Friday, December 5, 2008

Booklust

I know we've been hearing about the death of the book for years, but I still lust after volumes, cloth, paper, big, boggy and old, with tattered yellow pages, svelte and new with a shiny cover, I love to hold them in my hands, open and smell their fragrance, turn their pages with a clip or a lingering hand. I love, I lust, I collect, I beg, borrow, and (forgetfully) steal (fail to return a much-loved volume to a generous lender).

My home is rich and weighted down with books: they beckon from every room, shelves heaped high, tottering, stacked on rumpled duvets, side tables, spilling onto rugs and floors, getting lost, pages splayed under beds.

Listen to Shelagh Rogers, host of "The Next Chapter" airing Saturdays on CBC at 3 p.m.

"It's like opening a bottle of wine and pulling the cork out.
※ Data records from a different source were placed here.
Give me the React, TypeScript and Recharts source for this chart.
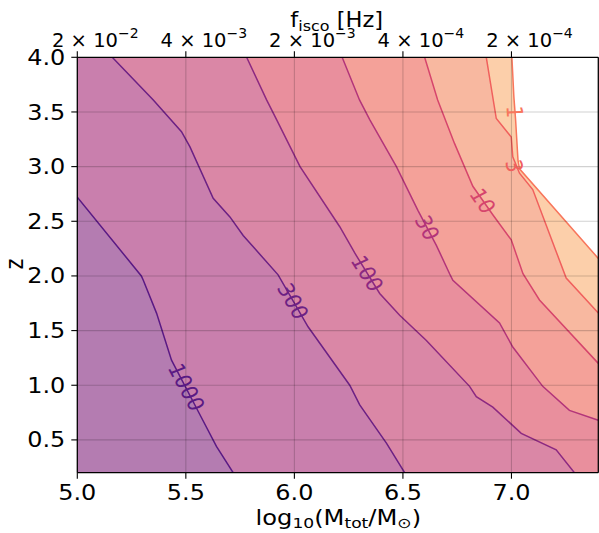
import React from 'react';
import { ComposedChart, Area, Line, XAxis, YAxis, ReferenceLine, ReferenceDot } from 'recharts';

// contour vertices as [z, log10 M]; null = gap where the label sits
type Pt = [number, number] | null;

const c1000: Pt[] = [[2.72, 5.0], [2.0, 5.295], [1.96, 5.304], [1.66, 5.365], [1.23, 5.434], null, [0.73, 5.565], [0.44, 5.641], [0.2, 5.718]];
const c300: Pt[] = [[4.0, 5.161], [3.61, 5.35], [3.32, 5.48], [3.18, 5.519], [2.71, 5.626], [2.54, 5.703], [2.37, 5.764], [2.01, 5.925], null, [1.535, 6.063], [1.0, 6.255], [0.82, 6.301], [0.47, 6.424], [0.2, 6.508]];
const c100: Pt[] = [[4.0, 5.78], [3.61, 5.872], [3.43, 5.918], [3.0, 6.026], [2.45, 6.209], [2.21, 6.278], null, [1.84, 6.393], [1.64, 6.485], [1.41, 6.608], [0.99, 6.807], [0.895, 6.838], [0.8, 6.914], [0.56, 7.045], [0.41, 7.206], [0.2, 7.29]];
const c30: Pt[] = [[4.0, 6.22], [3.61, 6.3], [3.43, 6.347], [3.0, 6.47], [2.6, 6.569], null, [2.28, 6.654], [2.02, 6.715], [1.96, 6.73], [1.57, 6.945], [1.35, 7.006], [0.99, 7.144], [0.77, 7.267], [0.68, 7.4]];
const c10: Pt[] = [[4.0, 6.6], [3.61, 6.66], [3.21, 6.738], [2.82, 6.822], null, [2.56, 6.914], [2.33, 6.999], [2.02, 7.053], [1.78, 7.129], [1.2, 7.4]];
const c3: Pt[] = [[4.0, 6.884], [3.44, 6.93], [3.27, 6.999], [3.09, 7.006], null, [2.94, 7.037], [2.79, 7.098], [1.98, 7.252], [1.66, 7.4]];
const c1: Pt[] = [[4.0, 7.002], [3.64, 7.011], null, [3.43, 7.019], [3.06, 7.03], [2.98, 7.037], [2.16, 7.4]];

const levelNames = ['1', '3', '10', '30', '100', '300', '1000'];
const contours = [c1, c3, c10, c30, c100, c300, c1000];
// fill of the band left of each contour, and the contour's own line colour
const bandFill = ['#fccfaa', '#f8b8a0', '#f4a199', '#e98f9d', '#da87a6', '#c97fad', '#b47cb1'];
const lineColor = ['#f8765c', '#f0605d', '#d6456c', '#b3357a', '#8c2981', '#6c2184', '#5a1a84'];

// contour label positions [log10 M, z, angle on screen]
const labelPos: [number, number, number][] = [
  [7.016, 3.5, 87],
  [7.014, 3.006, 75],
  [6.868, 2.687, 55],
  [6.612, 2.443, 62],
  [6.336, 2.024, 58],
  [5.994, 1.77, 60],
  [5.503, 0.984, 62],
];

const xTicks = [5.0, 5.5, 6.0, 6.5, 7.0];
const yTicks = [0.5, 1.0, 1.5, 2.0, 2.5, 3.0, 3.5, 4.0];
const fTickBase = ['2', '4', '2', '4', '2'];
const fTickExp = ['−2', '−3', '−3', '−4', '−4'];

const X_MIN = 5.0;
const X_MAX = 7.4;
const Z_MIN = 0.2;
const Z_MAX = 4.0;
const FONT = 'DejaVu Sans';
const SX = 1.14; // the reference's text is a little wide

const toLine = (pts: Pt[]) =>
  pts.map((p, i) => {
    if (p) return { z: p[0], x: p[1] };
    const prev = pts[i - 1] as [number, number];
    return { z: prev[0], x: null };
  });

const toArea = (pts: Pt[]) => {
  const out = pts.filter((p) => p !== null).map((p) => ({ z: p![0], x: p![1] }));
  if (out[0].z < Z_MAX) out.unshift({ z: Z_MAX, x: out[0].x });
  const last = out[out.length - 1];
  if (last.z > Z_MIN) out.push({ z: Z_MIN, x: last.x });
  return out;
};

const Wide = ({ x, y, sx = SX, rotate = 0, children, ...rest }: any) => (
  <g transform={`translate(${x},${y}) scale(${sx},1) rotate(${rotate})`}>
    <text x={0} y={0} fontFamily={FONT} {...rest}>
      {children}
    </text>
  </g>
);

const BottomTick = (props: any) => (
  <Wide x={props.x} y={props.y} dy="0.71em" textAnchor="middle" fontSize={21} fill="#000">
    {Number(props.payload.value).toFixed(1)}
  </Wide>
);

const LeftTick = (props: any) => (
  <Wide x={props.x} y={props.y} dy="0.36em" textAnchor="end" fontSize={21} fill="#000">
    {Number(props.payload.value).toFixed(1)}
  </Wide>
);

const TopTick = (props: any) => {
  const i = props.index;
  return (
    <text x={props.x + 18} y={props.y + 1} textAnchor="middle" fontSize={19.5} fontFamily={FONT} fill="#000">
      {fTickBase[i]} × 10
      <tspan dy={-9} fontSize={14}>{fTickExp[i]}</tspan>
    </text>
  );
};

const preAngle = (a: number, sx: number) => (Math.atan(Math.tan((a * Math.PI) / 180) * sx) * 180) / Math.PI;

export default function App() {
  return (
    <div style={{ position: 'absolute', left: 0, top: 0, width: 599, height: 533, background: '#fff' }}>
      <ComposedChart
        width={599}
        height={533}
        layout="vertical"
        margin={{ top: 0, right: 0.7, bottom: 0, left: 0 }}
      >
        <XAxis
          type="number"
          dataKey="x"
          domain={[X_MIN, X_MAX]}
          ticks={xTicks}
          allowDataOverflow
          height={60.3}
          tickSize={6}
          tickMargin={6.5}
          tick={BottomTick}
          axisLine={{ stroke: '#000', strokeWidth: 1.3 }}
          tickLine={{ stroke: '#000', strokeWidth: 1.1 }}
        />
        <XAxis
          xAxisId="top"
          orientation="top"
          type="number"
          domain={[X_MIN, X_MAX]}
          ticks={xTicks}
          allowDataOverflow
          height={57.3}
          tickSize={6}
          tickMargin={5}
          tick={TopTick}
          axisLine={{ stroke: '#000', strokeWidth: 1.3 }}
          tickLine={{ stroke: '#000', strokeWidth: 1.1 }}
        />
        <YAxis
          type="number"
          dataKey="z"
          domain={[Z_MIN, Z_MAX]}
          ticks={yTicks}
          reversed
          allowDataOverflow
          width={77.3}
          tickSize={6}
          tickMargin={6}
          tick={LeftTick}
          axisLine={{ stroke: '#000', strokeWidth: 1.3 }}
          tickLine={{ stroke: '#000', strokeWidth: 1.1 }}
        />
        {contours.map((c, i) => (
          <Area
            key={'a' + levelNames[i]}
            data={toArea(c)}
            dataKey="x"
            type="linear"
            baseValue={X_MIN}
            fill={bandFill[i]}
            fillOpacity={1}
            stroke="none"
            isAnimationActive={false}
          />
        ))}
        {contours.map((c, i) => (
          <Line
            key={'l' + levelNames[i]}
            data={toLine(c)}
            dataKey="x"
            type="linear"
            stroke={lineColor[i]}
            strokeWidth={1.5}
            dot={false}
            connectNulls={false}
            isAnimationActive={false}
          />
        ))}
        {xTicks.slice(1).map((t) => (
          <ReferenceLine key={'gx' + t} x={t} stroke="#000" strokeOpacity={0.18} strokeWidth={1.1} />
        ))}
        {yTicks.slice(0, -1).map((t) => (
          <ReferenceLine key={'gy' + t} y={t} stroke="#000" strokeOpacity={0.18} strokeWidth={1.1} />
        ))}
        <ReferenceLine x={X_MAX} stroke="#000" strokeWidth={1.3} />
        {labelPos.map((p, i) => (
          <ReferenceDot
            key={'t' + levelNames[i]}
            x={p[0]}
            y={p[1]}
            r={0}
            shape={(s: any) => (
              <Wide
                x={s.cx}
                y={s.cy}
                sx={1.15}
                rotate={preAngle(p[2], 1.15)}
                textAnchor="middle"
                dominantBaseline="central"
                fontSize={19.5}
                fill={lineColor[i]}
              >
                {levelNames[i]}
              </Wide>
            )}
          />
        ))}
      </ComposedChart>
      <svg width={599} height={533} style={{ position: 'absolute', left: 0, top: 0, pointerEvents: 'none' }}>
        <Wide x={336.7} y={27} sx={1.1} textAnchor="middle" fontSize={20.5} fill="#000">
          f<tspan dy={3.5} fontSize={14.5}>isco</tspan>
          <tspan dy={-3.5}> [Hz]</tspan>
        </Wide>
        <Wide x={338.3} y={524.5} sx={1.18} textAnchor="middle" fontSize={20.5} fill="#000">
          log<tspan dy={3.5} fontSize={14.5}>10</tspan>
          <tspan dy={-3.5}>(M</tspan>
          <tspan dy={3.5} fontSize={14.5}>tot</tspan>
          <tspan dy={-3.5}>/M</tspan>
          <tspan dy={3.5} fontSize={14.5}>⊙</tspan>
          <tspan dy={-3.5}>)</tspan>
        </Wide>
        <Wide x={14} y={264} sx={1.2} rotate={-90} textAnchor="middle" dominantBaseline="central" fontSize={20.5} fill="#000">
          z
        </Wide>
      </svg>
    </div>
  );
}
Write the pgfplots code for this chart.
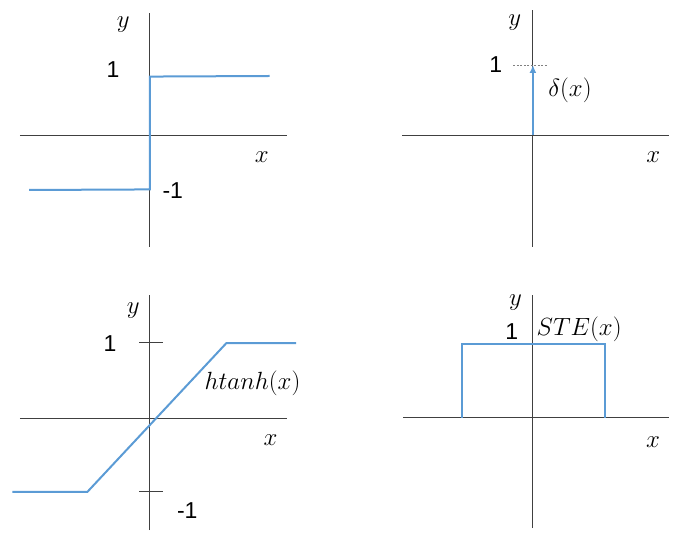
\documentclass[border=0pt]{standalone}
\usepackage{fontspec}
\setmainfont{Liberation Sans}
\usepackage{pgfplots}
\pgfplotsset{compat=1.18}
\usetikzlibrary{arrows.meta}
\definecolor{lineblue}{HTML}{5B9BD5}
\definecolor{axgray}{HTML}{404040}
\newcommand{\numl}[1]{{\fontsize{23}{26}\selectfont #1}}
\newcommand{\mlab}[1]{{\fontsize{25}{28}\selectfont$#1$}}
\pgfplotsset{panel/.style={axis lines*=middle, ticks=none, scale only axis, clip=false,
  axis line style={axgray, line width=0.9pt}, anchor=south west}}
\begin{document}
\begin{tikzpicture}
\useasboundingbox (0,0) rectangle (685pt,541pt);
% panel 1: sign
\begin{axis}[panel, x=57pt, y=57pt, xmin=-2.27, xmax=2.41, ymin=-1.96, ymax=2.15, at={(20pt,294pt)}]
\addplot[lineblue, line width=2pt] coordinates {(-2.11,-0.96) (0.01,-0.95) (0.01,1.03) (2.11,1.04)};
\node at (axis cs:-0.46,1.94) {\mlab{y}};
\node at (axis cs:-0.64,1.15) {\numl{1}};
\node at (axis cs:1.97,-0.39) {\mlab{x}};
\node at (axis cs:0.41,-0.97) {\numl{-1}};
\end{axis}
% panel 2: delta
\begin{axis}[panel, x=70pt, y=70pt, xmin=-1.86, xmax=1.95, ymin=-1.6, ymax=1.79, at={(402pt,294pt)}]
\addplot[gray, line width=0.5pt, dash pattern=on 2pt off 1.5pt] coordinates {(-0.27,1) (0.23,1)};
\addplot[lineblue, line width=2pt, -{Latex[length=8pt,width=7pt]}] coordinates {(0.01,0) (0.01,1)};
\node at (axis cs:-0.25,1.6) {\mlab{y}};
\node at (axis cs:-0.52,1.0) {\numl{1}};
\node at (axis cs:0.54,0.64) {\mlab{\delta(x)}};
\node at (axis cs:1.73,-0.31) {\mlab{x}};
\end{axis}
% panel 3: htanh
\begin{axis}[panel, x=75pt, y=75pt, xmin=-1.73, xmax=1.83, ymin=-1.49, ymax=1.64, at={(20pt,11pt)}]
\addplot[axgray, line width=0.9pt] coordinates {(-0.14,1.01) (0.18,1.01)};
\addplot[axgray, line width=0.9pt] coordinates {(-0.14,-0.97) (0.18,-0.97)};
\addplot[lineblue, line width=2pt] coordinates {(-1.83,-0.98) (-0.83,-0.98) (1.02,1.0) (1.95,1.0)};
\node at (axis cs:-0.22,1.44) {\mlab{y}};
\node at (axis cs:-0.53,1.0) {\numl{1}};
\node at (axis cs:1.37,0.47) {\mlab{htanh(x)}};
\node at (axis cs:1.61,-0.29) {\mlab{x}};
\node at (axis cs:0.5,-1.23) {\numl{-1}};
\end{axis}
% panel 4: STE
\begin{axis}[panel, x=74pt, y=74pt, xmin=-1.75, xmax=1.85, ymin=-1.49, ymax=1.66, at={(403pt,13pt)}]
\addplot[lineblue, line width=2pt] coordinates {(-0.95,0) (-0.95,1) (0.98,1) (0.98,0)};
\node at (axis cs:-0.23,1.56) {\mlab{y}};
\node at (axis cs:-0.28,1.16) {\numl{1}};
\node at (axis cs:0.63,1.19) {\mlab{STE(x)}};
\node at (axis cs:1.63,-0.33) {\mlab{x}};
\end{axis}
\end{tikzpicture}
\end{document}
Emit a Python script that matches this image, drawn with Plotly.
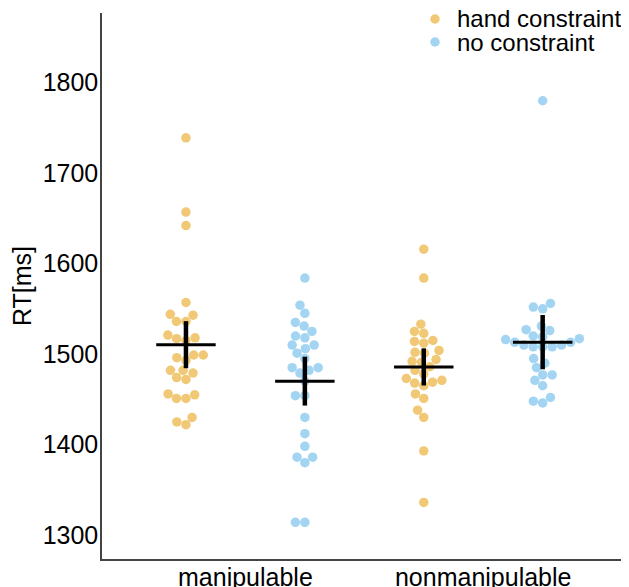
import numpy as np
import plotly.graph_objects as go

# ---------------- data ----------------
categories = ["manipulable", "nonmanipulable"]
conditions = ["hand constraint", "no constraint"]

hand_manip = [1739, 1657, 1642, 1557, 1544, 1543, 1536, 1536, 1521, 1518, 1517, 1515,
              1499, 1499, 1496, 1493, 1482, 1482, 1479, 1474, 1472, 1456, 1455, 1451,
              1451, 1430, 1425, 1422]
no_manip = [1584, 1554, 1545, 1535, 1531, 1525, 1520, 1518, 1510, 1510, 1506, 1501,
            1495, 1485, 1485, 1482, 1479, 1470, 1454, 1454, 1430, 1412, 1398, 1386,
            1386, 1380, 1314, 1314]
hand_nonmanip = [1616, 1584, 1533, 1525, 1523, 1515, 1514, 1512, 1504, 1502, 1501, 1494,
                 1492, 1491, 1486, 1482, 1478, 1473, 1471, 1469, 1468, 1465, 1456, 1451,
                 1438, 1430, 1393, 1336]
no_nonmanip = [1780, 1556, 1552, 1550, 1531, 1527, 1526, 1520, 1519, 1517, 1516, 1513,
               1513, 1510, 1510, 1508, 1508, 1508, 1495, 1490, 1485, 1477, 1477, 1471,
               1465, 1452, 1448, 1446]

# error-bar half widths (ms)
err_hand = [26, 20.5]
err_no = [27, 30]

y_ticks = [1300, 1400, 1500, 1600, 1700, 1800]

# ---------------- layout constants ----------------
PAGE = 8                     # default body margin of the html page
SCR_W, SCR_H = 629, 587      # screenshot size
P_L, P_R, P_T, P_B = 102, 629, 13, 559   # plot area in screenshot pixels
W, H = SCR_W - PAGE, SCR_H - PAGE
ML, MR, MT, MB = P_L - PAGE, SCR_W - P_R, P_T - PAGE, SCR_H - P_B
PW, PH = P_R - P_L, P_B - P_T

x_range = [-0.603, 1.613]
y_range = [1273.5, 1877]
dodge = 0.25
mean_half = 0.125
marker_d = 9.5

col_hand = "rgb(241,201,118)"
col_no = "rgb(163,213,242)"
FONT = "Liberation Sans, Arial, sans-serif"

px_per_x = PW / (x_range[1] - x_range[0])
px_per_y = PH / (y_range[1] - y_range[0])


def swarm_offsets(values, d):
    """Simple beeswarm: place points (ascending) as close to the centre as possible."""
    vals = np.asarray(values, dtype=float)
    order = np.argsort(vals, kind="stable")
    placed = []
    offs = np.zeros(len(vals))
    for i in order:
        y = vals[i] * px_per_y
        cands = [0.0]
        for (px, py) in placed:
            dy = abs(py - y)
            if dy < d:
                dx = np.sqrt(d * d - dy * dy)
                cands += [px - dx, px + dx]
        cands.sort(key=lambda c: (abs(c), c))
        for c in cands:
            if all((c - px) ** 2 + (y - py) ** 2 >= d * d - 1e-6 for px, py in placed):
                offs[i] = c
                break
        placed.append((offs[i], y))
    return offs / px_per_x


groups = {
    "hand constraint": ([hand_manip, hand_nonmanip], err_hand, col_hand, -dodge),
    "no constraint": ([no_manip, no_nonmanip], err_no, col_no, dodge),
}

fig = go.Figure()

# points
for name, (series, errs, col, shift) in groups.items():
    xs, ys = [], []
    for ci, vals in enumerate(series):
        offs = swarm_offsets(vals, marker_d)
        xs += list(ci + shift + offs)
        ys += list(vals)
    fig.add_trace(go.Scatter(
        x=xs, y=ys, mode="markers", name=name, showlegend=False,
        marker=dict(size=marker_d, color=col, line=dict(width=0)),
    ))

# means and error bars
for name, (series, errs, col, shift) in groups.items():
    for ci, vals in enumerate(series):
        m = float(np.mean(vals))
        xc = ci + shift
        fig.add_trace(go.Scatter(
            x=[xc, xc], y=[m - errs[ci], m + errs[ci]], mode="lines",
            line=dict(color="black", width=4.5), showlegend=False, hoverinfo="skip"))
        fig.add_trace(go.Scatter(
            x=[xc - mean_half, xc + mean_half], y=[m, m], mode="lines",
            line=dict(color="black", width=3), showlegend=False, hoverinfo="skip"))

# custom legend (compact spacing like the reference)
leg_y = [(P_B - 19) / PH, (P_B - 42) / PH]
leg_mx = (435 - P_L) / PW
leg_tx = (456 - P_L) / PW
for (name, (series, errs, col, shift)), ly in zip(groups.items(), leg_y):
    fig.add_shape(type="circle", xref="paper", yref="paper",
                  xsizemode="pixel", ysizemode="pixel",
                  xanchor=leg_mx, yanchor=ly,
                  x0=-marker_d / 2, x1=marker_d / 2, y0=-marker_d / 2, y1=marker_d / 2,
                  fillcolor=col, line=dict(width=0))
    fig.add_annotation(x=leg_tx, y=ly, xref="paper", yref="paper", text=name,
                       showarrow=False, xanchor="left", yanchor="middle", borderpad=0,
                       font=dict(family=FONT, size=24, color="black"))

fig.update_layout(
    width=W, height=H,
    margin=dict(l=ML, r=MR, t=MT, b=MB, pad=0),
    plot_bgcolor="white", paper_bgcolor="white",
    showlegend=False,
    font=dict(family=FONT, size=25, color="black"),
)
fig.update_xaxes(
    range=x_range, tickmode="array", tickvals=[0, 1], ticktext=categories,
    showline=True, linecolor="#444", linewidth=1.5, mirror=False,
    ticks="", ticklabelstandoff=-5, automargin=False,
    showgrid=False, zeroline=False,
    tickfont=dict(family=FONT, size=25, color="black"),
)
fig.update_yaxes(
    range=y_range, tickmode="array", tickvals=y_ticks,
    showline=True, linecolor="#444", linewidth=1.5,
    ticks="", ticklabelstandoff=-3, automargin=False,
    showgrid=False, zeroline=False,
    tickfont=dict(family=FONT, size=25, color="black"),
    title=dict(text="RT[ms]", font=dict(family=FONT, size=25, color="black"), standoff=10),
)

fig.write_html("out.html")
I crack the book, I crack the back, I crack the spine, and I love the smell that comes out... I can go and read it under a tree, or on the beach, or on a ferry, or in my room. It's a link to the past, holding this object in your hands."

Here's why you will never see me (or Shelagh Rogers I trust) reading a classic or the next best latest IT book on on my iphone (don't have one) or blackberry (don't possess one) or some device made for same, recommended by Oprah in her "That's Great" feature.

For Chanukah, give me books, books, and more books. My jewels. The new Bolano perhaps in a paperback set, a beautiful old illustrated Dickens, someone new you think I would love. Surprise me...with a book.

So let's celebrate the book in all its sensuality.

Read, read, read.

xxo

-Ami

1 comment:

Leo said...

I love books too. They are, thus far, the most efficient means of transporting stories, poems and information in a format that is easy on the eyes and on the arms.

My house is loaded with them. English ones, French ones. There must be close to a thousand books in our home office alone - novels, reference books, graphic novels, picture books, interview books, etc. There are so many, that I really must go to IKEA and buy some shelf extensions to make room for the ones spilling onto the floor. And once that section is filled, I will have to purchase more shelving. I just hope the floor of the house doesn't collapse.

But there are changes afoot in the book industry. Both Amazon and Sony have electronic readers for sale with screen technology of such sophistication it mimics the contrast characteristics of an actual book. This is intriguing to me for one reason - travel. When I hop a plane to go somewhere for vacation, weight is a key element now in ensuring you don't get dinged for extra charges. If I can download the books I want to read into one, slim, light device, rather than lugging the physical copies with me, so much the better.

And if the issue of ease of reading is solved via such devices, then why not distribute the books electronically? It would save a lot of trees, sustainably harvested or not. It might even allow the publishers to become more efficient, allowing them to sell books direct to the public rather than having to rely on the vagaries of bookstores and distributors.

And last, but certainly not least, it might even allow the publishers to sell books from their backlist that have gone out of print years or decades ago, and would cost too much to re-issue.

I would certainly miss the casual browsing I do in bookstores now. It is a visceral experience that I cannot duplicate by logging into the Amazon or Chapters web portals. But if readers and writers want books to survive, we need to address such issues head on.